C’est dans ce contexte que le Premier ministre a pris la parole, lors d’un déplacement mercredi 14 février à Villejuif : "Quand je me mets à la place des Français, je peux parfois avoir le sentiment qu'il y a une forme d'habitude d'avoir l'annonce d'un mouvement de grève à chaque période de vacances. Je pense que les Français sont très attachés au droit de grève, qui est constitutionnel. Mais je crois qu'ils savent aussi que travailler est un devoir."

La première partie de cette déclaration est factuellement fausse : le dernier mouvement social date de plus d’un an, en décembre 2022, et c’est précisément parce que certaines promesses faites à ce moment n’auraient pas été tenues que les contrôleurs ont décidé de repartir en grève. Nous avons donc ici une exagération volontaire visant à caricaturer la position adverse, de manière à donner l’impression qu’elle se réfute d’elle-même. En rhétorique, on appelle ça un "stratagème de l’homme de paille" : c’est un cas flagrant d’argumentation fallacieuse.

Et puis il y a surtout cette phrase très forte sur le "droit de grève" et le "devoir de travailler". On observe ici un vieux principe rhétorique, qui veut que dans une antithèse, c’est toujours ce qui vient après le "mais" qui prédomine. Si je dis "C’est vrai qu’il y a un devoir de travailler, mais le droit de grève est constitutionnel", tout le monde entend que c’est le droit de grève qui doit avoir la prééminence. Gabriel Attal dit l’inverse : "C’est vrai que le droit de grève est constitutionnel… mais il y a le devoir de travailler." C’est une manière de sous-entendre que certaines grèves seraient inacceptables. Il utilise ici la dimension implicite du discours pour nous faire comprendre ce qu’il ne pourrait pas prendre le risque de dire : une tentative de délégitimer certaines grèves.

Le "devoir de travailler" n'existe pas

Du point de vue juridique, le travail n’est pas un devoir, c’est un droit. Il est reconnu par l’article 23 de la Déclaration universelle des Droits de l’Homme : "Toute personne a droit au travail, au libre choix de son travail, à des conditions équitables et satisfaisantes de travail". Or, si le travail est un droit, par définition ce n’est pas un devoir. La définition d’un droit, c’est qu’on a le droit de ne pas l’exercer.

Certes, dans le préambule de 1946, qui a valeur constitutionnelle, il est précisé dans l'article 5 que "Chacun a le devoir de travailler et le droit d'obtenir un emploi". Mais le "devoir de travailler" ne peut être entendu ici qu’au sens d’un devoir moral, aucunement d’une obligation juridique.

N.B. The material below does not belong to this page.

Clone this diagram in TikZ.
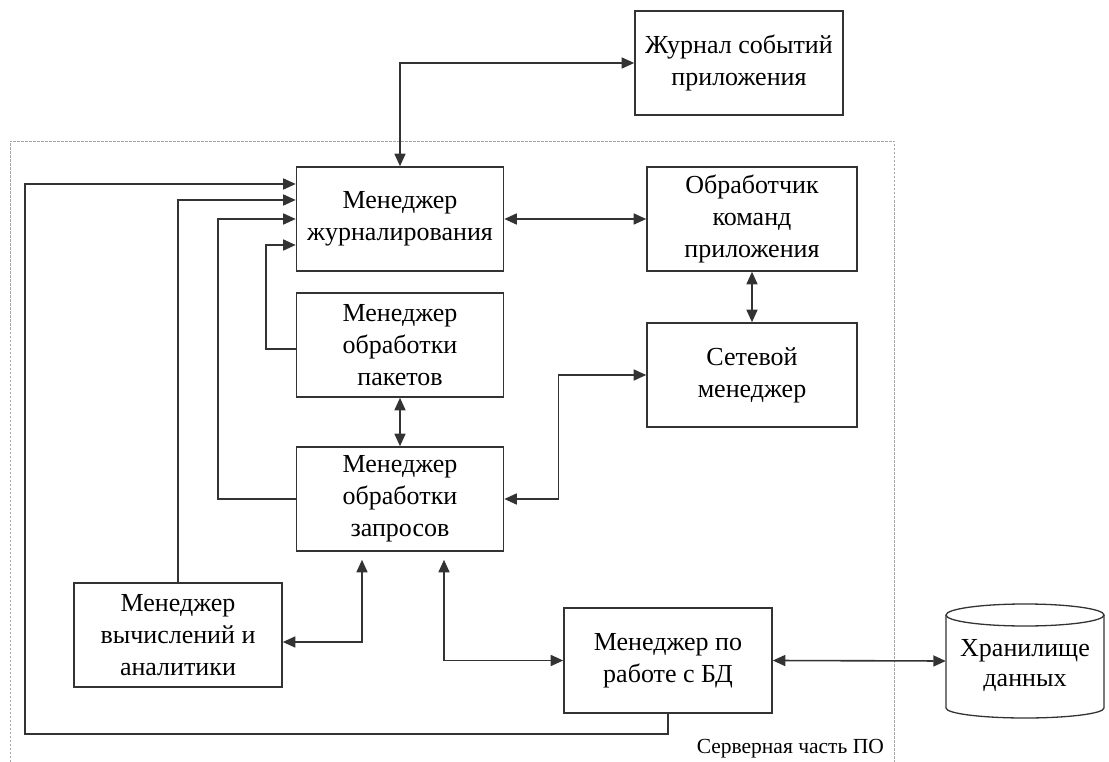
\documentclass[tikz,border=0pt]{standalone}
\usepackage{fontspec}
\setmainfont{Liberation Serif}
\usetikzlibrary{arrows.meta,calc}

\tikzset{
  block/.style={draw=black!80, line width=1.6pt, fill=white, inner sep=0pt,
    align=center, font=\fontsize{26}{32}\selectfont},
  tip/.tip={Triangle[length=12.5pt,width=11pt]},
  link/.style={draw=black!80, line width=1.6pt, arrows={-tip}},
  blink/.style={draw=black!80, line width=1.6pt, arrows={tip-tip}},
  wire/.style={draw=black!80, line width=1.6pt},
  border/.style={draw=black!35, line width=0.9pt, dash pattern=on 2.5pt off 1.5pt}
}

\begin{document}
\begin{tikzpicture}[x=1pt, y=-1pt]
  \useasboundingbox (0,0) rectangle (1109,762);

  % server-side boundary
  \draw[border] (10,770) -- (10,141) -- (894,141) -- (894,770);
  \node[anchor=base east, inner sep=0pt, font=\fontsize{21.5}{25}\selectfont]
    (area) at (884,753) {Серверная часть ПО};

  % blocks
  \node[block, minimum width=208pt, minimum height=104pt] (journal) at (739,63)
    {Журнал событий\\приложения};
  \node[block, minimum width=207pt, minimum height=104pt] (logm) at (400,219)
    {Менеджер\\журналирования};
  \node[block, minimum width=210pt, minimum height=104pt] (cmd) at (752,219)
    {Обработчик\\команд\\приложения};
  \node[block, minimum width=207pt, minimum height=104pt] (pkt) at (400,345)
    {Менеджер\\обработки\\пакетов};
  \node[block, minimum width=210pt, minimum height=104pt] (net) at (752,375)
    {Сетевой\\менеджер};
  \node[block, minimum width=207pt, minimum height=104pt] (req) at (400,499)
    {Менеджер\\обработки\\запросов};
  \node[block, minimum width=208pt, minimum height=104pt] (calc) at (178,635)
    {Менеджер\\вычислений и\\аналитики};
  \node[block, minimum width=208pt, minimum height=105pt] (db) at (668,660.5)
    {Менеджер по\\работе с БД};

  % data storage cylinder
  \node[inner sep=0pt, minimum width=158pt, minimum height=114pt] (store) at (1025,661) {};
  \draw[wire, line width=1.3pt]
    (946,615) -- (946,708) arc[start angle=180, end angle=360, x radius=79, y radius=-10]
    -- (1104,615);
  \draw[wire, line width=1.3pt] (1025,615) ellipse[x radius=79, y radius=11];
  \node[align=center, font=\fontsize{26}{30}\selectfont] (storetext) at (1025,665)
    {Хранилище\\данных};

  % connectors
  \draw[blink] (logm.north) |- (journal.west);
  \draw[blink] (logm.east) -- (cmd.west);
  \draw[blink] (cmd.south) -- (net.north);
  \draw[blink] (pkt.south) -- (req.north);
  \draw[blink] (req.east) -- ++(54,0) |- (net.west);
  \draw[link] (req.west) -- ++(-78,0) |- (logm.west);
  \draw[link] ($(pkt.west)+(0,4)$) -- ++(-30,0) |- ($(logm.west)+(0,26)$);
  \draw[link] (calc.north) |- ($(logm.west)+(0,-19)$);
  \draw[link] (db.south) -- ++(0,20) -| (25,184) -- ($(logm.west)+(0,-35)$);
  \draw[blink] ($(calc.east)+(0,7)$) -| ($(req.south)+(-38,8)$);
  \draw[blink] ($(req.south)+(44,8)$) |- (db.west);
  \draw[blink] (db.east) -- (store.west);
\end{tikzpicture}
\end{document}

Est-ce que Gabriel Attal est allé chercher les gagnants de l’Euromillions, ou les riches héritiers qui vivent de leur rente, pour leur expliquer qu’ils ont le devoir de travailler ? Étonnamment non… Et ce pour une raison simple. Du point de vue de la pensée économique, dans une économie de marché, le travail n’est pas un devoir, c’est une nécessité. Vous travaillez parce que vous avez besoin d’assurer votre subsistance.

Par ailleurs, précisons, puisque manifestement c’est devenu nécessaire, que les contrôleurs travaillent ! Ils ont simplement cessé temporairement leur activité, comme la loi les y autorise. C’est parfaitement légitime ! Le marché du travail, du point de vue de la théorie économique libérale, c’est l’expression d’un rapport de forces entre employeur et employé. La grève, c’est une des armes dont disposent les employés pour tenter de peser dans le rapport de forces avec leur employeur. J’insiste là-dessus.

Opposer un prétendu "devoir de travailler" au droit de grève, c’est tenter de délégitimer l’un des rares outils que possèdent les employés pour faire valoir leurs intérêts sur le marché du travail.